Es difícil hacer un pronóstico sobre el resultado del próximo 3 de noviembre en Estados Unidos, por dos razones: el doble mecanismo de voto popular y voto electoral, lo cual ocasionó que en 2016 Hillary Clinton obtuviera 2,868,692 más de sufragios, sin embargo, Trump ganó la elección por los votos electorales; y también por las condiciones extraordinarias de la pandemia, y el hecho de que ahora Trump tenga Covid-19.
Con la pandemia Trump se ha mostrado como un presidente inepto que no ha manejado la crisis de salud y que ha exacerbado los ánimos sociales; ha reabierto una de las heridas históricas, el racismo. Ha generado un clima de negacionismo que hoy le cobra factura a su propia salud. Por estas y otras muchas razones, este presidente tendría que perder las elecciones del próximo 3 de noviembre, sin embargo, es preocupante que a 27 días de la elección la moneda siga en el aire. Estados Unidos podría tener cuatro años más de trumpismo.
Las elecciones son, además de un mecanismo para elegir gobernantes, una expresión de la salud o enfermedad por la que atraviesa una democracia. Estados Unidos tiene un sistema político presidencial que sirvió de modelo a muchos países en América Latina, entre ellos al nuestro. Hace unos años, cuando en México se daban luchas importantes por el voto sin trampas, las democracias fundadoras y consolidadas celebraban comicios con una completa seguridad en sus instituciones y en su votación. No había sospecha de fraude. Con Trump hemos llegado a un extremo que resulta difícil de considerar: la posibilidad de que el 3 de noviembre se inicie un gran conflicto poselectoral, incluso con violencia de por medio. Estamos hablando de un país cuya democracia tiene 240 años de existencia. A ese extremo llevan las amenazas trumpistas en caso de perder la elección. El tufo de decadencia que ha dejado la administración trumpista inunda el clima político. Hoy tiene mucho sentido esa definición de que una democracia es un sistema para cambiar de gobierno (deshacernos de un mal gobernante) sin derramar sangre y sin violencia.
Resulta sorprendente ver de qué forma se han movido los parámetros para entender un sistema democrático. Estados Unidos, con toda su arrogancia de país poderoso, ha tratado de imponer su modelo en otros países más débiles. Hoy, esa pretensión sería motivo de burla, daría para un meme. El debate que vimos entre Biden y Trump fue un foco rojo que anunció una confrontación sin reglas y un resultado incierto; pero no porque no se vaya a saber el resultado, sino porque Trump ya amenazó con desconocer su derrota, porque afirma que sólo mediante un fraude podría perder.
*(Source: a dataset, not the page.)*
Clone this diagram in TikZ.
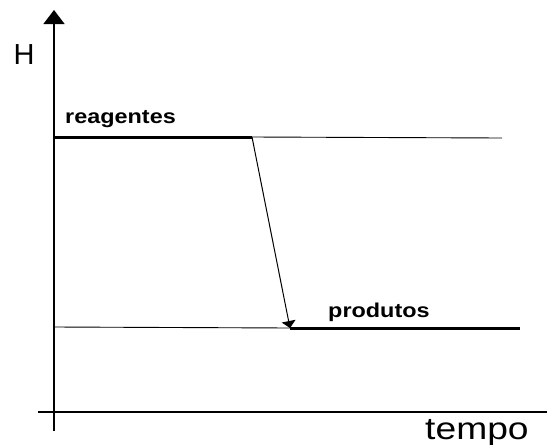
\documentclass[tikz,border=0pt]{standalone}
\usepackage{fontspec}
\setmainfont{Liberation Sans}
\usetikzlibrary{arrows.meta}
\begin{document}
\begin{tikzpicture}[x=1pt,y=-1pt,
  axis/.style={line width=1.3pt},
  guide/.style={line width=0.9pt, draw=black},
  level/.style={line width=3pt},
  drop/.style={line width=1pt, -{Triangle[width=14pt,length=7pt]}},
  label/.style={inner sep=0pt, font=\fontsize{20}{20}\selectfont\bfseries, xscale=1.17},
  axlabel/.style={inner sep=0pt}]
  \useasboundingbox (0,0) rectangle (547,445);

  % axes
  \coordinate (ybot) at (54,431);
  \coordinate (ytop) at (54,10);
  \coordinate (xl) at (38,412);
  \coordinate (xr) at (547,412);
  \draw[axis, -{Triangle[width=21pt,length=14pt]}] (ybot) -- (ytop);
  \draw[axis] (xl) -- (xr);
  \node[axlabel, font=\fontsize{29}{29}\selectfont] (H) at (24,54.5) {H};
  \node[axlabel, anchor=base west, font=\fontsize{31}{31}\selectfont, xscale=1.2] (tempo) at (425,439) {tempo};

  % enthalpy levels
  \coordinate (r1) at (54,137);
  \coordinate (r2) at (252,137);
  \coordinate (r3) at (502,138);
  \coordinate (p0) at (54,327);
  \coordinate (p1) at (290,328);
  \coordinate (p2) at (520,328);
  \draw[guide] (r2) -- (r3);
  \draw[guide] (p0) -- (p1);
  \draw[level] (r1) -- (r2);
  \draw[level] (p1) -- (p2);
  \draw[drop] (r2) -- (p1);

  \node[label, anchor=base west] (reag) at (65,123) {reagentes};
  \node[label, anchor=base west] (prod) at (328,317) {produtos};
\end{tikzpicture}
\end{document}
Esta situación nunca ha pasado en ese país, porque desde 1792 el perdedor siempre ha aceptado su derrota. Con Trump, Estados Unidos retrocede a los tiempos de las elecciones fraudulentas en México.
Llama la atención que la ventaja del candidato demócrata no sea mucho más amplia y que Trump todavía sea un candidato competitivo. Ese empresario metido a político, que es dueño de un conglomerado empresarial, no pagó impuestos en 11 de los 18 últimos años, y en 2017 sólo pagó 750 dólares, porque supuestamente sus negocios reportan enormes pérdidas, como lo reveló hace poco el diario The New York Times (28/09/2020). Trump puede ser un delincuente fiscal. Quizá por eso el senador Bernie Sanders lo señaló “el presidente más corrupto en la historia del país”.
Con Trump la democracia estadounidense se ha debilitado porque llegó al poder un presidente de ultraderecha, antiliberal y supremacista, que se ha dedicado a romper reglas, ha generado más desigualdad y violencia. Ahora que tiene Covid-19 la elección ha entrado en una zona de mayor incertidumbre, pero las preferencias mantienen a Biden a la cabeza. ¿Perderá Trump?